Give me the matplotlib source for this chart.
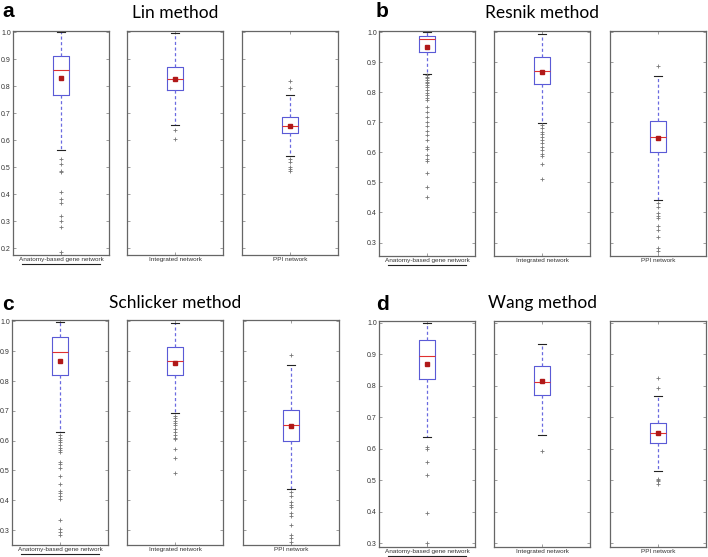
import numpy as np
import matplotlib.pyplot as plt

networks = ["Anatomy-based gene network", "Integrated network", "PPI network"]
methods = ["Lin method", "Resnik method", "Schlicker method", "Wang method"]
letters = ["a", "b", "c", "d"]

# Lin
lin_q1 = [0.769, 0.786, 0.626]
lin_med = [0.859, 0.826, 0.653]
lin_q3 = [0.914, 0.870, 0.686]
lin_mean = [0.830, 0.827, 0.654]
lin_lo = [0.564, 0.658, 0.541]
lin_hi = [1.000, 0.996, 0.767]
lin_out = [[0.531, 0.512, 0.488, 0.481, 0.410, 0.383, 0.368, 0.321, 0.302, 0.278, 0.185],
           [0.640, 0.605],
           [0.821, 0.793, 0.531, 0.519, 0.500, 0.494, 0.485]]

# Resnik
res_q1 = [0.936, 0.828, 0.600]
res_med = [0.977, 0.872, 0.652]
res_q3 = [0.989, 0.917, 0.706]
res_mean = [0.950, 0.868, 0.648]
res_lo = [0.860, 0.699, 0.441]
res_hi = [1.000, 0.994, 0.856]
res_out = [[0.858, 0.852, 0.847, 0.841, 0.836, 0.830, 0.824, 0.817, 0.808, 0.799, 0.791, 0.783,
            0.774, 0.752, 0.736, 0.719, 0.702, 0.688, 0.672, 0.658, 0.643, 0.619, 0.613, 0.591,
            0.577, 0.571, 0.532, 0.486, 0.452],
           [0.691, 0.680, 0.669, 0.661, 0.652, 0.641, 0.630, 0.619, 0.608, 0.594, 0.589, 0.561, 0.513],
           [0.888, 0.430, 0.419, 0.399, 0.388, 0.380, 0.354, 0.343, 0.317, 0.282, 0.272]]

# Schlicker
sch_q1 = [0.820, 0.822, 0.599]
sch_med = [0.896, 0.867, 0.652]
sch_q3 = [0.948, 0.913, 0.703]
sch_mean = [0.868, 0.861, 0.648]
sch_lo = [0.629, 0.693, 0.438]
sch_hi = [0.998, 0.996, 0.855]
sch_out = [[0.619, 0.610, 0.602, 0.595, 0.586, 0.574, 0.569, 0.563, 0.530, 0.521, 0.508, 0.480,
            0.455, 0.430, 0.423, 0.415, 0.404, 0.334, 0.303, 0.294, 0.283],
           [0.684, 0.675, 0.666, 0.658, 0.651, 0.639, 0.630, 0.619, 0.610, 0.606, 0.572, 0.541, 0.493],
           [0.886, 0.429, 0.415, 0.395, 0.384, 0.378, 0.356, 0.348, 0.317, 0.283, 0.272, 0.261]]

# Wang
wan_q1 = [0.821, 0.770, 0.618]
wan_med = [0.894, 0.811, 0.651]
wan_q3 = [0.944, 0.861, 0.680]
wan_mean = [0.870, 0.815, 0.650]
wan_lo = [0.638, 0.643, 0.530]
wan_hi = [1.000, 0.932, 0.767]
wan_out = [[0.606, 0.598, 0.559, 0.517, 0.396, 0.300],
           [0.594],
           [0.823, 0.794, 0.505, 0.500, 0.496, 0.487]]

ylims = [(0.175, 1.005), (0.255, 1.005), (0.25, 1.005), (0.288, 1.005)]
yticks = [np.arange(0.2, 1.01, 0.1), np.arange(0.3, 1.01, 0.1),
          np.arange(0.3, 1.01, 0.1), np.arange(0.3, 1.01, 0.1)]

all_stats = [
    (lin_q1, lin_med, lin_q3, lin_mean, lin_lo, lin_hi, lin_out),
    (res_q1, res_med, res_q3, res_mean, res_lo, res_hi, res_out),
    (sch_q1, sch_med, sch_q3, sch_mean, sch_lo, sch_hi, sch_out),
    (wan_q1, wan_med, wan_q3, wan_mean, wan_lo, wan_hi, wan_out),
]

W, H = 708, 557
fig = plt.figure(figsize=(W / 100, H / 100), dpi=100)

# pixel layout of each panel: x lefts of the three axes, top, bottom, axes width
xlefts = [[13, 127, 242], [379, 494, 610], [12, 127, 243], [379, 494, 610]]
ytops = [31, 31, 320, 321]
ybots = [255, 256, 545, 547]
aw = 96
letter_pos = [(2, 17), (376, 17), (2, 310), (376, 310)]
title_y = [18, 18, 308, 308]

boxc = "#5a5ad6"
for p in range(4):
    q1, med, q3, mean, lo, hi, out = all_stats[p]
    for i in range(3):
        x0 = xlefts[p][i]
        ax = fig.add_axes([x0 / W, 1 - ybots[p] / H, aw / W, (ybots[p] - ytops[p]) / H])
        st = [dict(q1=q1[i], med=med[i], q3=q3[i], mean=mean[i], whislo=lo[i],
                   whishi=hi[i], fliers=out[i], label=networks[i])]
        ax.bxp(st, positions=[1], widths=0.16, capwidths=0.09, showmeans=True,
               boxprops=dict(color=boxc, lw=0.8),
               whiskerprops=dict(color="#6a6ae0", lw=0.9, linestyle=(0, (2.5, 2))),
               capprops=dict(color="#222222", lw=0.8),
               medianprops=dict(color="#e03030", lw=0.8),
               meanprops=dict(marker="s", markerfacecolor="#b01818", markeredgecolor="#b01818",
                              markersize=3),
               flierprops=dict(marker="+", markeredgecolor="#777777", markersize=3,
                               markeredgewidth=0.6))
        ax.set_xlim(0.5, 1.5)
        ax.set_ylim(*ylims[p])
        ax.set_yticks(yticks[p])
        ax.tick_params(direction="in", length=2, width=0.5, colors="#777777",
                       labelcolor="#333333", labelsize=5, pad=1.5,
                       top=True, right=True)
        ax.set_xticks([1])
        ax.set_xticklabels([networks[i]], fontsize=4.6, family="Liberation Sans")
        if i == 0:
            ax.set_yticklabels(["%.1f" % v for v in yticks[p]], family="Liberation Sans")
            ax.plot([0.09, 0.91], [-0.042, -0.042], transform=ax.transAxes,
                    clip_on=False, color="#222222", lw=0.8)
        else:
            ax.set_yticklabels([])
        for s in ax.spines.values():
            s.set_color("#666666")
            s.set_linewidth(0.9)
        if i == 1:
            cx = (x0 + aw / 2) / W
            fig.text(cx, 1 - title_y[p] / H, methods[p], ha="center", va="baseline",
                     fontsize=12.5, family="Lato")
    lx, ly = letter_pos[p]
    fig.text(lx / W, 1 - ly / H, letters[p], ha="left", va="baseline",
             fontsize=15, fontweight="bold", family="Liberation Sans")

fig.savefig("out.png", dpi=100)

__________

_WRITTEN PROBLEM_
In your copy of the listing above, reproduce each line exactly and omit all pictures.

_TASK SOLUTION_
Give me the matplotlib source for this chart.
import numpy as np
import matplotlib.pyplot as plt

networks = ["Anatomy-based gene network", "Integrated network", "PPI network"]
methods = ["Lin method", "Resnik method", "Schlicker method", "Wang method"]
letters = ["a", "b", "c", "d"]

# Lin
lin_q1 = [0.769, 0.786, 0.626]
lin_med = [0.859, 0.826, 0.653]
lin_q3 = [0.914, 0.870, 0.686]
lin_mean = [0.830, 0.827, 0.654]
lin_lo = [0.564, 0.658, 0.541]
lin_hi = [1.000, 0.996, 0.767]
lin_out = [[0.531, 0.512, 0.488, 0.481, 0.410, 0.383, 0.368, 0.321, 0.302, 0.278, 0.185],
           [0.640, 0.605],
           [0.821, 0.793, 0.531, 0.519, 0.500, 0.494, 0.485]]

# Resnik
res_q1 = [0.936, 0.828, 0.600]
res_med = [0.977, 0.872, 0.652]
res_q3 = [0.989, 0.917, 0.706]
res_mean = [0.950, 0.868, 0.648]
res_lo = [0.860, 0.699, 0.441]
res_hi = [1.000, 0.994, 0.856]
res_out = [[0.858, 0.852, 0.847, 0.841, 0.836, 0.830, 0.824, 0.817, 0.808, 0.799, 0.791, 0.783,
            0.774, 0.752, 0.736, 0.719, 0.702, 0.688, 0.672, 0.658, 0.643, 0.619, 0.613, 0.591,
            0.577, 0.571, 0.532, 0.486, 0.452],
           [0.691, 0.680, 0.669, 0.661, 0.652, 0.641, 0.630, 0.619, 0.608, 0.594, 0.589, 0.561, 0.513],
           [0.888, 0.430, 0.419, 0.399, 0.388, 0.380, 0.354, 0.343, 0.317, 0.282, 0.272]]

# Schlicker
sch_q1 = [0.820, 0.822, 0.599]
sch_med = [0.896, 0.867, 0.652]
sch_q3 = [0.948, 0.913, 0.703]
sch_mean = [0.868, 0.861, 0.648]
sch_lo = [0.629, 0.693, 0.438]
sch_hi = [0.998, 0.996, 0.855]
sch_out = [[0.619, 0.610, 0.602, 0.595, 0.586, 0.574, 0.569, 0.563, 0.530, 0.521, 0.508, 0.480,
            0.455, 0.430, 0.423, 0.415, 0.404, 0.334, 0.303, 0.294, 0.283],
           [0.684, 0.675, 0.666, 0.658, 0.651, 0.639, 0.630, 0.619, 0.610, 0.606, 0.572, 0.541, 0.493],
           [0.886, 0.429, 0.415, 0.395, 0.384, 0.378, 0.356, 0.348, 0.317, 0.283, 0.272, 0.261]]

# Wang
wan_q1 = [0.821, 0.770, 0.618]
wan_med = [0.894, 0.811, 0.651]
wan_q3 = [0.944, 0.861, 0.680]
wan_mean = [0.870, 0.815, 0.650]
wan_lo = [0.638, 0.643, 0.530]
wan_hi = [1.000, 0.932, 0.767]
wan_out = [[0.606, 0.598, 0.559, 0.517, 0.396, 0.300],
           [0.594],
           [0.823, 0.794, 0.505, 0.500, 0.496, 0.487]]

ylims = [(0.175, 1.005), (0.255, 1.005), (0.25, 1.005), (0.288, 1.005)]
yticks = [np.arange(0.2, 1.01, 0.1), np.arange(0.3, 1.01, 0.1),
          np.arange(0.3, 1.01, 0.1), np.arange(0.3, 1.01, 0.1)]

all_stats = [
    (lin_q1, lin_med, lin_q3, lin_mean, lin_lo, lin_hi, lin_out),
    (res_q1, res_med, res_q3, res_mean, res_lo, res_hi, res_out),
    (sch_q1, sch_med, sch_q3, sch_mean, sch_lo, sch_hi, sch_out),
    (wan_q1, wan_med, wan_q3, wan_mean, wan_lo, wan_hi, wan_out),
]

W, H = 708, 557
fig = plt.figure(figsize=(W / 100, H / 100), dpi=100)

# pixel layout of each panel: x lefts of the three axes, top, bottom, axes width
xlefts = [[13, 127, 242], [379, 494, 610], [12, 127, 243], [379, 494, 610]]
ytops = [31, 31, 320, 321]
ybots = [255, 256, 545, 547]
aw = 96
letter_pos = [(2, 17), (376, 17), (2, 310), (376, 310)]
title_y = [18, 18, 308, 308]

boxc = "#5a5ad6"
for p in range(4):
    q1, med, q3, mean, lo, hi, out = all_stats[p]
    for i in range(3):
        x0 = xlefts[p][i]
        ax = fig.add_axes([x0 / W, 1 - ybots[p] / H, aw / W, (ybots[p] - ytops[p]) / H])
        st = [dict(q1=q1[i], med=med[i], q3=q3[i], mean=mean[i], whislo=lo[i],
                   whishi=hi[i], fliers=out[i], label=networks[i])]
        ax.bxp(st, positions=[1], widths=0.16, capwidths=0.09, showmeans=True,
               boxprops=dict(color=boxc, lw=0.8),
               whiskerprops=dict(color="#6a6ae0", lw=0.9, linestyle=(0, (2.5, 2))),
               capprops=dict(color="#222222", lw=0.8),
               medianprops=dict(color="#e03030", lw=0.8),
               meanprops=dict(marker="s", markerfacecolor="#b01818", markeredgecolor="#b01818",
                              markersize=3),
               flierprops=dict(marker="+", markeredgecolor="#777777", markersize=3,
                               markeredgewidth=0.6))
        ax.set_xlim(0.5, 1.5)
        ax.set_ylim(*ylims[p])
        ax.set_yticks(yticks[p])
        ax.tick_params(direction="in", length=2, width=0.5, colors="#777777",
                       labelcolor="#333333", labelsize=5, pad=1.5,
                       top=True, right=True)
        ax.set_xticks([1])
        ax.set_xticklabels([networks[i]], fontsize=4.6, family="Liberation Sans")
        if i == 0:
            ax.set_yticklabels(["%.1f" % v for v in yticks[p]], family="Liberation Sans")
            ax.plot([0.09, 0.91], [-0.042, -0.042], transform=ax.transAxes,
                    clip_on=False, color="#222222", lw=0.8)
        else:
            ax.set_yticklabels([])
        for s in ax.spines.values():
            s.set_color("#666666")
            s.set_linewidth(0.9)
        if i == 1:
            cx = (x0 + aw / 2) / W
            fig.text(cx, 1 - title_y[p] / H, methods[p], ha="center", va="baseline",
                     fontsize=12.5, family="Lato")
    lx, ly = letter_pos[p]
    fig.text(lx / W, 1 - ly / H, letters[p], ha="left", va="baseline",
             fontsize=15, fontweight="bold", family="Liberation Sans")

fig.savefig("out.png", dpi=100)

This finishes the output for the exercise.